--- BEGIN ---

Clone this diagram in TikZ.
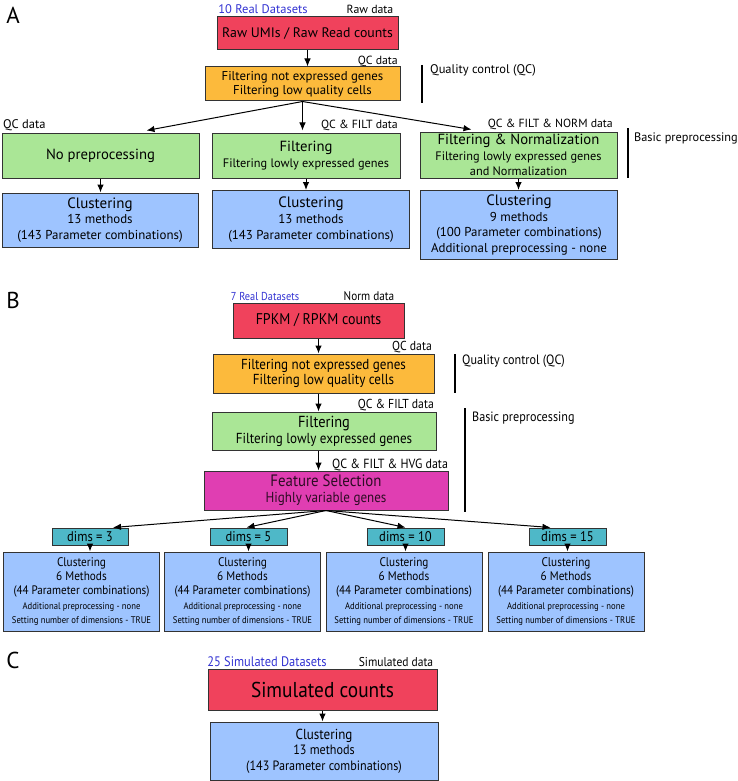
\documentclass[tikz,border=0pt]{standalone}
\usepackage{fontspec}
\setsansfont{PT Sans}
\newfontfamily\condsf{PT Sans}[FakeStretch=0.9]
\usetikzlibrary{positioning,arrows.meta}
\tikzset{every picture/.style={/utils/exec={\sffamily}}}

\definecolor{rawred}{RGB}{240,66,92}
\definecolor{qcorange}{RGB}{252,186,60}
\definecolor{prepgreen}{RGB}{170,230,150}
\definecolor{clustblue}{RGB}{158,196,255}
\definecolor{fsmagenta}{RGB}{224,62,178}
\definecolor{dimteal}{RGB}{78,184,200}
\definecolor{dsblue}{RGB}{50,50,210}

% font size; \fszl takes the baselineskip factor first
\newcommand\fszl[2]{\fontsize{#2}{#1\dimexpr#2pt\relax}\selectfont}
\newcommand\fsz[1]{\fszl{1.22}{#1}}

\tikzset{
  box/.style={draw=black!80, line width=1pt, align=center, inner sep=1pt},
  rawbox/.style={box, fill=rawred},
  qcbox/.style={box, fill=qcorange},
  prepbox/.style={box, fill=prepgreen},
  clustbox/.style={box, fill=clustblue},
  fsbox/.style={box, fill=fsmagenta, text=black!80!fsmagenta},
  dimbox/.style={box, fill=dimteal},
  dset/.style={text=dsblue, font=\fsz{12.5}, inner sep=0pt},
  datalbl/.style={font=\fsz{11.8}, inner sep=0pt},
  panel/.style={font=\fsz{23}, inner sep=0pt},
  arr/.style={-{Latex[length=8pt,width=6.5pt]}, line width=1pt},
  stagebar/.style={line width=1.1pt},
}

\begin{document}
\begin{tikzpicture}[x=1pt,y=-1pt]
  \useasboundingbox (0,0) rectangle (738,781);

  % panel A
  \node [panel] (labA) at (13,15) {A};
  \node [dset] (dsA) at (263,9) {10 Real Datasets};
  \node [datalbl] (rawlblA) at (370,9) {Raw data};
  \node [rawbox, minimum width=181pt, minimum height=33pt, font=\fsz{13.8}] (rawA) at (307.5,33.5) {Raw UMIs / Raw Read counts};
  \node [datalbl, anchor=east] (qclblA) at (398,61) {QC data};
  \node [qcbox, minimum width=195pt, minimum height=34pt, font=\fszl{1.12}{12.8}] (qcA) at (302.5,84) {Filtering not expressed genes\\Filtering low quality cells};
  \draw [stagebar] (422,65) -- (422,103);
  \node [datalbl, anchor=west, font=\fsz{12.5}] (qctxtA) at (430,70) {Quality control (QC)};

  \node [datalbl, anchor=west, font=\fsz{12.5}] (lbl1A) at (3,125) {QC data};
  \node [datalbl, anchor=east] (lbl2A) at (398,125) {QC \& FILT data};
  \node [datalbl, anchor=east] (lbl3A) at (613,124) {QC \& FILT \& NORM data};
  \node [prepbox, minimum width=197pt, minimum height=45pt, font=\fsz{14.7}] (noneA) at (100.5,155.5) {No preprocessing};
  \node [prepbox, minimum width=188pt, minimum height=45pt, font=\fszl{1.3}{12.3}] (filtA) at (306,155.5) {{\fsz{14.7}Filtering}\\Filtering lowly expressed genes};
  \node [prepbox, minimum width=197pt, minimum height=46pt, font=\fszl{1.25}{12.3}] (normA) at (518.5,155) {{\fsz{14.7}Filtering \& Normalization}\\Filtering lowly expressed genes\\and Normalization};
  \draw [stagebar] (628,128) -- (628,178);
  \node [datalbl, anchor=west, font=\fsz{12.3}] (preptxtA) at (634,138) {Basic preprocessing};

  \node [clustbox, minimum width=196pt, minimum height=54pt, font=\fsz{12.9}] (clust1A) at (100,220) {{\fsz{15}Clustering}\\13 methods\\(143 Parameter combinations)};
  \node [clustbox, minimum width=197pt, minimum height=58pt, font=\fsz{12.9}] (clust2A) at (311,219.5) {{\fsz{15}Clustering}\\13 methods\\(143 Parameter combinations)};
  \node [clustbox, minimum width=197pt, minimum height=69pt, font=\fsz{12.9}] (clust3A) at (519,225) {{\fsz{15}Clustering}\\9 methods\\(100 Parameter combinations)\\Additional preprocessing - none};

  \draw [arr] (rawA.south) -- (rawA.south |- qcA.north);
  \draw [arr] (qcA.south) -- ([xshift=-53pt, yshift=2pt]noneA.north east);
  \draw [arr] (qcA.south) -- ([yshift=2pt]qcA.south |- filtA.north);
  \draw [arr] (qcA.south) -- ([xshift=52pt, yshift=2pt]normA.north west);
  \draw [arr] (noneA.south) -- (noneA.south |- clust1A.north);
  \draw [arr] (filtA.south) -- (filtA.south |- clust2A.north);
  \draw [arr] (normA.south) -- (normA.south |- clust3A.north);

  % panel B
  \node [panel] (labB) at (13,300) {B};
  \begin{scope}[every node/.append style={/utils/exec={\condsf}}]
  \node [dset, font=\fsz{11.5}] (dsB) at (265,296) {7 Real Datasets};
  \node [datalbl, font=\fsz{12.5}] (normlblB) at (369,296) {Norm data};
  \node [rawbox, minimum width=171pt, minimum height=35pt, font=\fsz{15.5}] (fpkmB) at (318.5,320.5) {FPKM / RPKM counts};
  \node [datalbl, anchor=east, font=\fsz{13}] (qclblB) at (432,347) {QC data};
  \node [qcbox, minimum width=221pt, minimum height=39pt, font=\fszl{1.08}{14.5}] (qcB) at (323.5,373.5) {Filtering not expressed genes\\Filtering low quality cells};
  \draw [stagebar] (455,354) -- (455,393);
  \node [datalbl, anchor=west, font=\fsz{13.5}] (qctxtB) at (462,361) {Quality control (QC)};
  \node [datalbl, anchor=east, font=\fsz{13}] (filtlblB) at (434,405) {QC \& FILT data};
  \node [prepbox, minimum width=224pt, minimum height=38pt, font=\fszl{1.1}{14.5}] (filtB) at (324,431) {{\fsz{16}Filtering}\\Filtering lowly expressed genes};
  \draw [stagebar] (465,408) -- (465,512);
  \node [datalbl, anchor=west, font=\fsz{13.5}] (preptxtB) at (472,418) {Basic preprocessing};
  \node [datalbl, anchor=west, font=\fsz{13.3}] (hvglblB) at (332,465) {QC \& FILT \& HVG data};
  \node [fsbox, minimum width=244pt, minimum height=39pt, font=\fszl{1.1}{14.5}] (fsB) at (326,490.5) {{\fsz{16.5}Feature Selection}\\Highly variable genes};

  \node [dimbox, minimum width=76pt, minimum height=17pt, font=\fsz{14}] (dim3B) at (90,536.5) {dims = 3};
  \node [dimbox, minimum width=77pt, minimum height=17pt, font=\fsz{14}] (dim5B) at (248.5,536.5) {dims = 5};
  \node [dimbox, minimum width=77pt, minimum height=17pt, font=\fsz{14}] (dim10B) at (405.5,536.5) {dims = 10};
  \node [dimbox, minimum width=77pt, minimum height=17pt, font=\fsz{14}] (dim15B) at (567.5,536.5) {dims = 15};

  \foreach \nm/\cx in {1/81.5, 2/242.5, 3/404, 4/566}
    \node [clustbox, minimum width=156pt, minimum height=79pt, font=\fszl{1.15}{12.5}] (clust\nm B) at (\cx,591.5)
      {Clustering\\6 Methods\\{\fsz{12.3}(44 Parameter combinations)}\\{\fsz{9.6}Additional preprocessing - none}\\{\fsz{9.6}Setting number of dimensions - TRUE}};
  \end{scope}

  \draw [arr] (fpkmB.south) -- (fpkmB.south |- qcB.north);
  \draw [arr] (fpkmB.south |- qcB.south) -- (fpkmB.south |- filtB.north);
  \draw [arr] (fpkmB.south |- filtB.south) -- (fpkmB.south |- fsB.north);
  \draw [arr] (fsB.south) -- ([xshift=23pt]dim3B.north);
  \draw [arr] (fsB.south) -- ([xshift=-2pt]dim5B.north);
  \draw [arr] (fsB.south) -- (dim10B.north);
  \draw [arr] (fsB.south) -- ([xshift=-17pt]dim15B.north);
  \draw [arr] (dim3B.south) -- (dim3B.south |- clust1B.north);
  \draw [arr] (dim5B.south) -- (dim5B.south |- clust2B.north);
  \draw [arr] (dim10B.south) -- (dim10B.south |- clust3B.north);
  \draw [arr] (dim15B.south) -- (dim15B.south |- clust4B.north);

  % panel C
  \node [panel] (labC) at (13,660) {C};
  \begin{scope}[every node/.append style={/utils/exec={\condsf}}]
  \node [dset, font=\fsz{13.8}] (dsC) at (267,662) {25 Simulated Datasets};
  \node [datalbl, font=\fsz{12.8}] (simlblC) at (396,662) {Simulated data};
  \node [rawbox, minimum width=229pt, minimum height=41pt, font=\fsz{21.5}] (simC) at (322.5,689.5) {Simulated counts};
  \node [clustbox, minimum width=228pt, minimum height=58pt, font=\fszl{1.15}{13.5}] (clustC) at (324,751) {{\fsz{14.5}Clustering}\\13 methods\\(143 Parameter combinations)};
  \end{scope}
  \draw [arr] (simC.south) -- (simC.south |- clustC.north);

\end{tikzpicture}
\end{document}
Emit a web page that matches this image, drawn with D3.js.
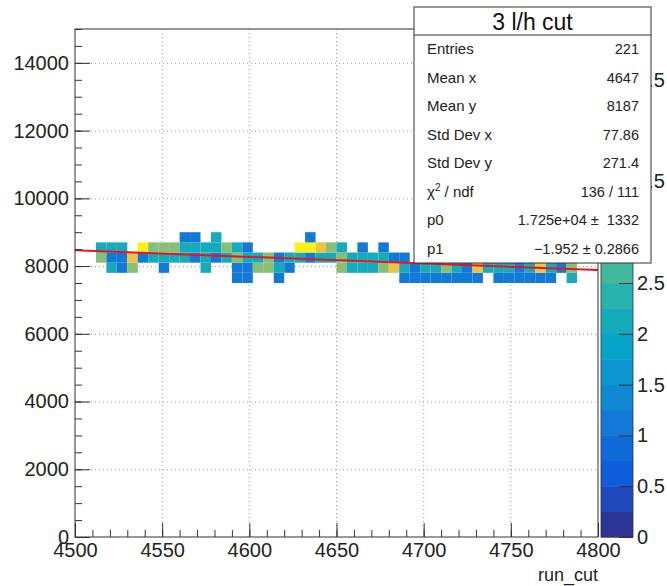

--- END ---

GIVEN PROBLEM =>
Using the listing, collect all lines in which the string "this" is found.

TASK ANSWER =>
Clone this diagram in TikZ.
Emit a web page that matches this image, drawn with D3.js.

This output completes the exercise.